For the coconut rice

  • 200 g basmati rice
  • 200 ml coconut milk
  • 200 ml water
  • 1 tbsp salt

  • 1 bunches coriander, finely chopped, to garnish

Method

1. To make the curry; liquidise 2 1/2 kg of the watermelon in a blender or food processor.

2. Dice the remaining watermelon and set aside.

3. Heat 3 tbsp of the oil in a frying pan and when hot, gently cook the onions, ginger and garlic until soft.

4. Add the chillies, lemon grass and spices and cook for a further minute, or until fragrant.

5. Add the liquidised watermelon juice, bring to the boil, and then simmer until reduced by half.

6. Once reduced, flavour with about 2 tablespoons fish sauce and lime juice to taste.

7. To prepare the seafood; heat half the remaining oil in a large frying pan and when hot, season the squid and crab and cook for 2 minutes on each side.
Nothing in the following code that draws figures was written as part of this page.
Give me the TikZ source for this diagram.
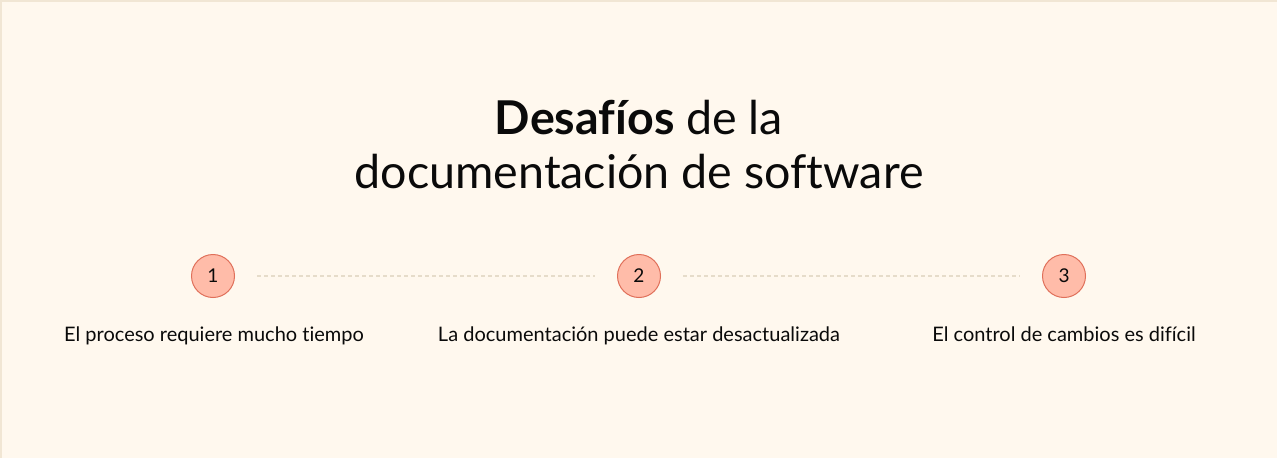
\documentclass[tikz,border=0pt]{standalone}
\usepackage{fontspec}
\setmainfont{Lato}[Ligatures=NoCommon]
\definecolor{bg}{HTML}{FFF8EE}
\definecolor{edge}{HTML}{F1E6D4}
\definecolor{circfill}{HTML}{FFBCA9}
\definecolor{circdraw}{HTML}{E0705A}
\definecolor{dashc}{HTML}{E6DCCA}
\definecolor{txt}{HTML}{0A0A0A}
\begin{document}
\begin{tikzpicture}[x=1pt,y=-1pt,
  numc/.style={circle,fill=circfill,draw=circdraw,line width=1pt,minimum size=43pt,inner sep=0pt,text=txt,font=\fontsize{19}{22}\selectfont},
  lbl/.style={text=txt,font=\fontsize{20}{24}\selectfont,anchor=base},
  conn/.style={dashc,line width=1.2pt,dash pattern=on 4pt off 3pt}]
\useasboundingbox (0,0) rectangle (1277,458);
\fill[bg] (0,0) rectangle (1277,458);
\fill[edge] (0,0) rectangle (1277,2);
\fill[edge] (0,0) rectangle (2,458);
\node[text=txt,font=\fontsize{46.6}{54}\selectfont,anchor=base] (t1) at (639,134) {\textbf{Desafíos} de la};
\node[text=txt,font=\fontsize{46.6}{54}\selectfont,anchor=base] (t2) at (639,188) {documentación de software};
\node[numc] (c1) at (213,276) {1};
\node[numc] (c2) at (639,276) {2};
\node[numc] (c3) at (1064,276) {3};
\draw[conn] ([xshift=22pt]c1.east) -- ([xshift=-22pt]c2.west);
\draw[conn] ([xshift=22pt]c2.east) -- ([xshift=-22pt]c3.west);
\node[lbl] (l1) at (214,341) {El proceso requiere mucho tiempo};
\node[lbl] (l2) at (639,341) {La documentación puede estar desactualizada};
\node[lbl] (l3) at (1064,341) {El control de cambios es difícil};
\end{tikzpicture}
\end{document}
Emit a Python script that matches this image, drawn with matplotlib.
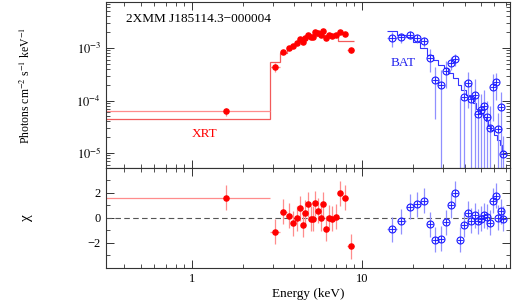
import numpy as np
import matplotlib
matplotlib.use("Agg")
import matplotlib.pyplot as plt
from matplotlib.ticker import LogLocator, FixedLocator, NullFormatter, FixedFormatter

plt.rcParams['font.family'] = ['Liberation Serif', 'DejaVu Serif']
plt.rcParams['mathtext.fontset'] = 'stix'

# ---------------- XRT data ----------------
xrt_edges = [0.3, 2.88, 3.30, 3.60, 3.82, 4.03, 4.22, 4.40, 4.56, 4.72, 4.90, 5.07,
             5.23, 5.41, 5.60, 5.79, 6.01, 6.26, 6.51, 6.80, 7.18, 7.60, 8.2, 9.0]
xrt_flux = [6.2e-5, 4.4e-4, 8.5e-4, 1.01e-3, 1.08e-3, 1.23e-3, 1.50e-3, 1.30e-3, 1.55e-3,
            1.77e-3, 1.62e-3, 1.64e-3, 2.04e-3, 1.91e-3, 1.77e-3, 2.11e-3, 1.57e-3, 1.75e-3,
            1.72e-3, 1.75e-3, 2.02e-3, 1.85e-3, 9.2e-4]
xrt_ferr = [1.1e-5, 9e-5, 8e-5, 9e-5, 9e-5, 1.0e-4, 1.1e-4, 1.0e-4, 1.1e-4, 1.2e-4, 1.1e-4,
            1.1e-4, 1.3e-4, 1.2e-4, 1.2e-4, 1.3e-4, 1.1e-4, 1.2e-4, 1.2e-4, 1.2e-4, 1.3e-4,
            1.3e-4, 1.0e-4]
xrt_model = [4.4e-5, 5.4e-4, 8.2e-4, 9.9e-4, 1.12e-3, 1.24e-3, 1.35e-3, 1.42e-3, 1.50e-3,
             1.57e-3, 1.63e-3, 1.68e-3, 1.72e-3, 1.76e-3, 1.78e-3, 1.80e-3, 1.80e-3, 1.78e-3,
             1.75e-3, 1.70e-3, 1.39e-3, 1.39e-3, 1.39e-3]
xrt_chi = [1.6, -1.1, 0.48, 0.19, -0.43, -0.03, 0.77, -0.56, 0.43, 1.09, -0.05, -0.05, 1.17,
           0.56, -0.03, 1.09, -0.88, 0.0, -0.05, 0.08, 1.97, 1.63, -2.27]

# ---------------- BAT data ----------------
bat_edges = [14, 16, 18, 20, 22, 24, 26, 28, 30.1, 32.1, 34.2, 36.4, 38.4, 40.6, 42.8, 44.8,
             47, 49, 51.2, 53.2, 55.3, 57.6, 59.9, 62.1, 64.3, 66.6, 69]
bat_flux = [1.53e-3, 1.60e-3, 1.77e-3, 1.53e-3, 1.34e-3, 6.54e-4, 2.45e-4, 1.95e-4, 3.70e-4,
            5.25e-4, 6.09e-4, 1e-6, 1.15e-4, 2.13e-4, 1.05e-4, 1.29e-4, 5.45e-5, 6.5e-5,
            7.96e-5, 4.8e-5, 3.0e-5, 1.81e-4, 2.22e-4, 2.83e-5, 7.4e-5, 9.6e-6]
bat_ferr = [5e-4, 3.5e-4, 3e-4, 3e-4, 3e-4, 3e-4, 2e-4, 1.9e-4, 2e-4, 1.5e-4, 1.5e-4, 1.1e-4,
            1.2e-4, 1.4e-4, 1.1e-4, 1.3e-4, 6e-5, 7e-5, 8e-5, 5e-5, 5e-5, 1.4e-4, 1.2e-4,
            3e-5, 7e-5, 1.2e-5]
bat_model = [2.1e-3, 1.75e-3, 1.6e-3, 1.3e-3, 1.0e-3, 7.5e-4, 6.0e-4, 4.8e-4, 4.2e-4, 3.4e-4,
             2.7e-4, 2.0e-4, 1.6e-4, 1.3e-4, 1.1e-4, 9.0e-5, 7.0e-5, 5.8e-5, 4.8e-5, 4.0e-5,
             3.3e-5, 2.7e-5, 2.2e-5, 1.8e-5, 1.4e-5, 1.1e-5]
bat_chi = [-0.9, -0.27, 0.88, 1.1, 1.38, -0.5, -1.76, -1.65, -0.35, 1.0, 1.97, -1.73, -0.53,
           0.37, -0.21, 0.21, -0.27, -0.05, 0.21, 0.08, -0.37, 1.36, 1.78, 0.03, 0.53, -0.05]

xlim = (0.312, 74)
ylim_top = (5.2e-6, 7.5e-3)
ylim_bot = (-4, 4)

RED = '#ff0000'
RED_L = '#ff8c8c'
RED_M = '#f25a5a'
BLUE = '#1a1aff'
BLUE_L = '#9090ff'
BLUE_M = '#3333ff'

def centers(edges):
    e = np.asarray(edges, float)
    c = 0.5 * (e[:-1] + e[1:])
    return c, c - e[:-1], e[1:] - c

xrt_c, xrt_lo, xrt_hi = centers(xrt_edges)
bat_c, bat_lo, bat_hi = centers(bat_edges)

fig = plt.figure(figsize=(5.12, 3.0), dpi=100)
ax1 = fig.add_axes([0.207, 0.44, 0.789, 0.553])
ax2 = fig.add_axes([0.207, 0.107, 0.789, 0.333], sharex=ax1)

# top panel
ax1.stairs(xrt_model, xrt_edges, baseline=None, color=RED_M, lw=0.9)
ax1.errorbar(xrt_c, xrt_flux, xerr=[xrt_lo, xrt_hi], yerr=xrt_ferr, fmt='o', ms=3.7,
             color=RED, ecolor=RED_L, elinewidth=0.9, capsize=0)
ax1.stairs(bat_model, bat_edges, baseline=None, color=BLUE_M, lw=0.8)
ax1.errorbar(bat_c, bat_flux, xerr=[bat_lo, bat_hi], yerr=bat_ferr, fmt='none',
             ecolor=BLUE_L, elinewidth=0.9, capsize=0)
ax1.plot(bat_c, bat_flux, 'o', ms=5, mfc='none', mec=BLUE, mew=0.8, ls='none')
ax1.plot(bat_c, bat_flux, '+', ms=5, mec=BLUE, mew=0.6, ls='none')
ax1.set_xscale('log')
ax1.set_yscale('log')
ax1.set_xlim(*xlim)
ax1.set_ylim(*ylim_top)
ax1.set_ylabel(r'Photons cm$^{-2}$ s$^{-1}$ keV$^{-1}$', fontsize=8.5)
ax1.yaxis.set_major_locator(FixedLocator([1e-5, 1e-4, 1e-3]))
ax1.yaxis.set_major_formatter(FixedFormatter([r'$10^{-5}$', r'$10^{-4}$', r'$10^{-3}$']))
ax1.yaxis.set_minor_locator(LogLocator(base=10, subs=np.arange(2, 10)))
ax1.yaxis.set_minor_formatter(NullFormatter())
ax1.tick_params(labelbottom=False)
ax1.text(0.05, 0.88, '2XMM J185114.3\u2212000004', transform=ax1.transAxes,
         fontsize=9.5, color='black')
ax1.text(0.245, 0.185, 'XRT', transform=ax1.transAxes, fontsize=9.5, color=RED, ha='center')
ax1.text(0.735, 0.615, 'BAT', transform=ax1.transAxes, fontsize=9.5, color='#2222ee', ha='center')

# bottom panel
ax2.axhline(0, color='#555555', lw=0.8, ls=(0, (5, 3)))
ax2.errorbar(xrt_c, xrt_chi, xerr=[xrt_lo, xrt_hi], yerr=1.0, fmt='o', ms=3.7,
             color=RED, ecolor=RED_L, elinewidth=0.9, capsize=0)
ax2.errorbar(bat_c, bat_chi, xerr=[bat_lo, bat_hi], yerr=1.0, fmt='none',
             ecolor=BLUE_L, elinewidth=0.9, capsize=0)
ax2.plot(bat_c, bat_chi, 'o', ms=5, mfc='none', mec=BLUE, mew=0.8, ls='none')
ax2.plot(bat_c, bat_chi, '+', ms=5, mec=BLUE, mew=0.6, ls='none')
ax2.set_ylim(*ylim_bot)
ax2.set_xlim(*xlim)
ax2.yaxis.set_major_locator(FixedLocator([-2, 0, 2]))
ax2.yaxis.set_major_formatter(FixedFormatter(['\u22122', '0', '2']))
ax2.yaxis.set_minor_locator(FixedLocator([-3, -1, 1, 3]))
ax2.xaxis.set_major_locator(FixedLocator([1, 10]))
ax2.xaxis.set_major_formatter(FixedFormatter(['1', '10']))
ax2.xaxis.set_minor_locator(LogLocator(base=10, subs=np.arange(2, 10)))
ax2.xaxis.set_minor_formatter(NullFormatter())
ax2.set_xlabel('Energy (keV)', fontsize=9.5, labelpad=2)
ax2.set_ylabel('\u03c7', fontsize=11, rotation=90)

for ax in (ax1, ax2):
    for s in ax.spines.values():
        s.set_color('#333333')
        s.set_linewidth(0.8)
    ax.tick_params(which='both', direction='in', top=True, right=True, colors='#333333',
                   labelcolor='black', labelsize=9)
    ax.tick_params(which='major', length=6, width=0.7)
    ax.tick_params(which='minor', length=3, width=0.6)

ax1.yaxis.set_label_coords(-0.18, 0.5)
ax2.yaxis.set_label_coords(-0.18, 0.5)
fig.savefig('out.png', dpi=100, facecolor='white')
8. Heat the remaining oil. Season the squid with salt and pepper and fry over a high heat for 3 minutes.

9. Add the squid, crabmeat, coriander and diced watermelon to the curry and heat through.

10. To make the rice; wash the rice in cold water until the water runs clear.

11. Place the rice, coconut milk, water and salt in a large pan.

12. Place over a medium heat and bring to the boil.

13. Cover the pan and reduce the heat. Simmer gently for 20 minutes. Turn off the heat, leave covered for 5 minutes, then 'fluff' with a fork.

14. Serve the watermelon curry with the coconut rice and garnish with coriander sprigs.